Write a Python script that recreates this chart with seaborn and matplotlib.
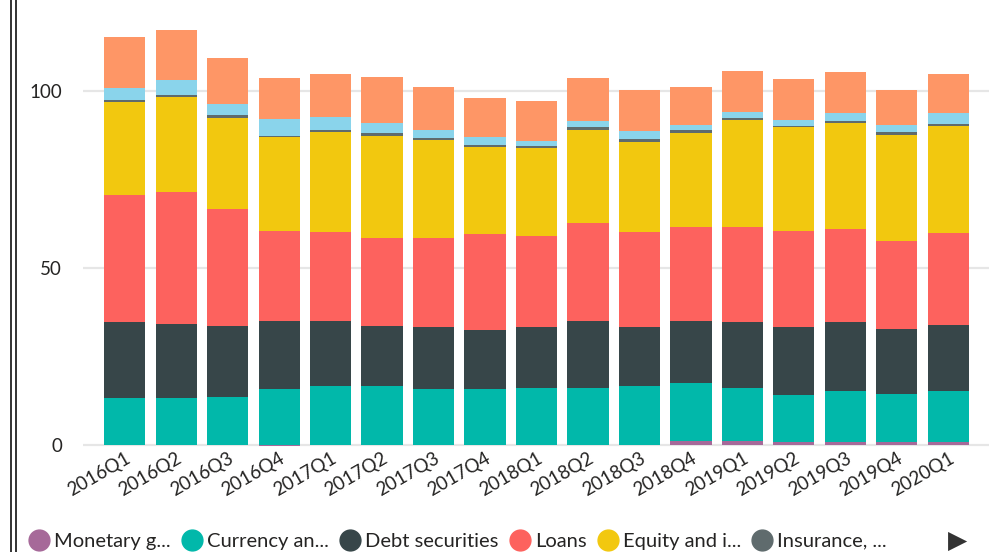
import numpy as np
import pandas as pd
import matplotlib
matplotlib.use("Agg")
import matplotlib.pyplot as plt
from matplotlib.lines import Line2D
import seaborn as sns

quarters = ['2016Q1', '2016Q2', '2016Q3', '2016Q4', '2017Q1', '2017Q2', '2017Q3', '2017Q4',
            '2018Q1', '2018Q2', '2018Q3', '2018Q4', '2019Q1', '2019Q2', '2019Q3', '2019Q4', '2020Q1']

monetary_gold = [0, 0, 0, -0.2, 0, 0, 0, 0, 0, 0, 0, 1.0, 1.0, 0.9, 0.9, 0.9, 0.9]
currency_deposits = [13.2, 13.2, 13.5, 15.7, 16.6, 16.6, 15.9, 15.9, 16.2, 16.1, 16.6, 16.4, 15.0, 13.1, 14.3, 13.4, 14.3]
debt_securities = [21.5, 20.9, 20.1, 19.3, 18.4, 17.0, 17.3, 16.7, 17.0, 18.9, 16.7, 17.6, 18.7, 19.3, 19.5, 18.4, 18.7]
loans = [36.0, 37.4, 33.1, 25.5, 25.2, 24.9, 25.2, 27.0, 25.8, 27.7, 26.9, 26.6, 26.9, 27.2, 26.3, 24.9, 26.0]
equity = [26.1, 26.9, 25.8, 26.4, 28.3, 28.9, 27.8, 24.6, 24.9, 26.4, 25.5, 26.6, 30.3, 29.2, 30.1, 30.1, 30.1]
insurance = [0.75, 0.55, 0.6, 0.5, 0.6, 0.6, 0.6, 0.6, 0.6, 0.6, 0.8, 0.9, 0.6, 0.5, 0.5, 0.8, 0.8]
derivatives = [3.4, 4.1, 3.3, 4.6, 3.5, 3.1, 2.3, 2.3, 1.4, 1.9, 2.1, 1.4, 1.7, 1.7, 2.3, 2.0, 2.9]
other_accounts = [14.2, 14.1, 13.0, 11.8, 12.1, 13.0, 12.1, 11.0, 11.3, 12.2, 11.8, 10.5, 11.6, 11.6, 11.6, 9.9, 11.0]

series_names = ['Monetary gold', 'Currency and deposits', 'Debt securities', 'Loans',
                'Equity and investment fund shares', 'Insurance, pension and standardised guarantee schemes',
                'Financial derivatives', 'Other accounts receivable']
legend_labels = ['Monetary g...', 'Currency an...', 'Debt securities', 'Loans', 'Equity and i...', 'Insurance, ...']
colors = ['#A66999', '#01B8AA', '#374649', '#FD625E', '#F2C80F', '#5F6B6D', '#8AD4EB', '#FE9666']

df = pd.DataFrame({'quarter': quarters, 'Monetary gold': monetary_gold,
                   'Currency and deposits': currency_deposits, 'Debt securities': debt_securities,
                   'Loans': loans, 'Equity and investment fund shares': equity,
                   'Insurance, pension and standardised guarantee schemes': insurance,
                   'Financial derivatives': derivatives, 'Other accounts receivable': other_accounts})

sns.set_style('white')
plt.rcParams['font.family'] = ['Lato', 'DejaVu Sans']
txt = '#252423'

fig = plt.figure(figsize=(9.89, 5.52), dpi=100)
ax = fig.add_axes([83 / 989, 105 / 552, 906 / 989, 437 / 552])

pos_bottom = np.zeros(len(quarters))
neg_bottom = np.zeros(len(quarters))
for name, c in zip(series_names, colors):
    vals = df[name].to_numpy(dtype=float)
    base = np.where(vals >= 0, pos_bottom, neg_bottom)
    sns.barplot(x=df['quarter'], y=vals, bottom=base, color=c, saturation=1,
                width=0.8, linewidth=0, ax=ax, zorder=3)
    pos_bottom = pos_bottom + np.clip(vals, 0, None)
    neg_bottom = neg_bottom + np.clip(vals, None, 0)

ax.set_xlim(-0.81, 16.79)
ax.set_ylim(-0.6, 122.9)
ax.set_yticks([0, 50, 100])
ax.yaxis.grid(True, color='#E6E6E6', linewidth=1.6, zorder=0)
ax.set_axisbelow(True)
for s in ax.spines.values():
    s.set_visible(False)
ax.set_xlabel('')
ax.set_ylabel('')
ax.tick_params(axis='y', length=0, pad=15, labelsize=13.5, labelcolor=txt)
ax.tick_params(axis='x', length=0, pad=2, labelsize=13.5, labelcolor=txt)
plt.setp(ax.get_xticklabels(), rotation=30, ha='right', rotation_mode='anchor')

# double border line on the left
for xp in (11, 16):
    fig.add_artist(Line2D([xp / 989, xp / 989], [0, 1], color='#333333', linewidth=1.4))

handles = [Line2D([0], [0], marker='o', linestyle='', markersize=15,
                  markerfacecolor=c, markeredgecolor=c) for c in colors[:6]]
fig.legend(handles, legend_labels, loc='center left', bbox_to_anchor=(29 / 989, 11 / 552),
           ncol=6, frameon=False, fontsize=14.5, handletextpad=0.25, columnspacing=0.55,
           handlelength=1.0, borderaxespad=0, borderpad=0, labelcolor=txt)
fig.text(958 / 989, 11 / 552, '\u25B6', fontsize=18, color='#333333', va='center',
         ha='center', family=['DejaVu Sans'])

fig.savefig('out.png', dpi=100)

> Your task
Keep the pictures out of the copy and write out the data exactly as it stands.

> Output of the task
Write a Python script that recreates this chart with seaborn and matplotlib.
import numpy as np
import pandas as pd
import matplotlib
matplotlib.use("Agg")
import matplotlib.pyplot as plt
from matplotlib.lines import Line2D
import seaborn as sns

quarters = ['2016Q1', '2016Q2', '2016Q3', '2016Q4', '2017Q1', '2017Q2', '2017Q3', '2017Q4',
            '2018Q1', '2018Q2', '2018Q3', '2018Q4', '2019Q1', '2019Q2', '2019Q3', '2019Q4', '2020Q1']

monetary_gold = [0, 0, 0, -0.2, 0, 0, 0, 0, 0, 0, 0, 1.0, 1.0, 0.9, 0.9, 0.9, 0.9]
currency_deposits = [13.2, 13.2, 13.5, 15.7, 16.6, 16.6, 15.9, 15.9, 16.2, 16.1, 16.6, 16.4, 15.0, 13.1, 14.3, 13.4, 14.3]
debt_securities = [21.5, 20.9, 20.1, 19.3, 18.4, 17.0, 17.3, 16.7, 17.0, 18.9, 16.7, 17.6, 18.7, 19.3, 19.5, 18.4, 18.7]
loans = [36.0, 37.4, 33.1, 25.5, 25.2, 24.9, 25.2, 27.0, 25.8, 27.7, 26.9, 26.6, 26.9, 27.2, 26.3, 24.9, 26.0]
equity = [26.1, 26.9, 25.8, 26.4, 28.3, 28.9, 27.8, 24.6, 24.9, 26.4, 25.5, 26.6, 30.3, 29.2, 30.1, 30.1, 30.1]
insurance = [0.75, 0.55, 0.6, 0.5, 0.6, 0.6, 0.6, 0.6, 0.6, 0.6, 0.8, 0.9, 0.6, 0.5, 0.5, 0.8, 0.8]
derivatives = [3.4, 4.1, 3.3, 4.6, 3.5, 3.1, 2.3, 2.3, 1.4, 1.9, 2.1, 1.4, 1.7, 1.7, 2.3, 2.0, 2.9]
other_accounts = [14.2, 14.1, 13.0, 11.8, 12.1, 13.0, 12.1, 11.0, 11.3, 12.2, 11.8, 10.5, 11.6, 11.6, 11.6, 9.9, 11.0]

series_names = ['Monetary gold', 'Currency and deposits', 'Debt securities', 'Loans',
                'Equity and investment fund shares', 'Insurance, pension and standardised guarantee schemes',
                'Financial derivatives', 'Other accounts receivable']
legend_labels = ['Monetary g...', 'Currency an...', 'Debt securities', 'Loans', 'Equity and i...', 'Insurance, ...']
colors = ['#A66999', '#01B8AA', '#374649', '#FD625E', '#F2C80F', '#5F6B6D', '#8AD4EB', '#FE9666']

df = pd.DataFrame({'quarter': quarters, 'Monetary gold': monetary_gold,
                   'Currency and deposits': currency_deposits, 'Debt securities': debt_securities,
                   'Loans': loans, 'Equity and investment fund shares': equity,
                   'Insurance, pension and standardised guarantee schemes': insurance,
                   'Financial derivatives': derivatives, 'Other accounts receivable': other_accounts})

sns.set_style('white')
plt.rcParams['font.family'] = ['Lato', 'DejaVu Sans']
txt = '#252423'

fig = plt.figure(figsize=(9.89, 5.52), dpi=100)
ax = fig.add_axes([83 / 989, 105 / 552, 906 / 989, 437 / 552])

pos_bottom = np.zeros(len(quarters))
neg_bottom = np.zeros(len(quarters))
for name, c in zip(series_names, colors):
    vals = df[name].to_numpy(dtype=float)
    base = np.where(vals >= 0, pos_bottom, neg_bottom)
    sns.barplot(x=df['quarter'], y=vals, bottom=base, color=c, saturation=1,
                width=0.8, linewidth=0, ax=ax, zorder=3)
    pos_bottom = pos_bottom + np.clip(vals, 0, None)
    neg_bottom = neg_bottom + np.clip(vals, None, 0)

ax.set_xlim(-0.81, 16.79)
ax.set_ylim(-0.6, 122.9)
ax.set_yticks([0, 50, 100])
ax.yaxis.grid(True, color='#E6E6E6', linewidth=1.6, zorder=0)
ax.set_axisbelow(True)
for s in ax.spines.values():
    s.set_visible(False)
ax.set_xlabel('')
ax.set_ylabel('')
ax.tick_params(axis='y', length=0, pad=15, labelsize=13.5, labelcolor=txt)
ax.tick_params(axis='x', length=0, pad=2, labelsize=13.5, labelcolor=txt)
plt.setp(ax.get_xticklabels(), rotation=30, ha='right', rotation_mode='anchor')

# double border line on the left
for xp in (11, 16):
    fig.add_artist(Line2D([xp / 989, xp / 989], [0, 1], color='#333333', linewidth=1.4))

handles = [Line2D([0], [0], marker='o', linestyle='', markersize=15,
                  markerfacecolor=c, markeredgecolor=c) for c in colors[:6]]
fig.legend(handles, legend_labels, loc='center left', bbox_to_anchor=(29 / 989, 11 / 552),
           ncol=6, frameon=False, fontsize=14.5, handletextpad=0.25, columnspacing=0.55,
           handlelength=1.0, borderaxespad=0, borderpad=0, labelcolor=txt)
fig.text(958 / 989, 11 / 552, '\u25B6', fontsize=18, color='#333333', va='center',
         ha='center', family=['DejaVu Sans'])

fig.savefig('out.png', dpi=100)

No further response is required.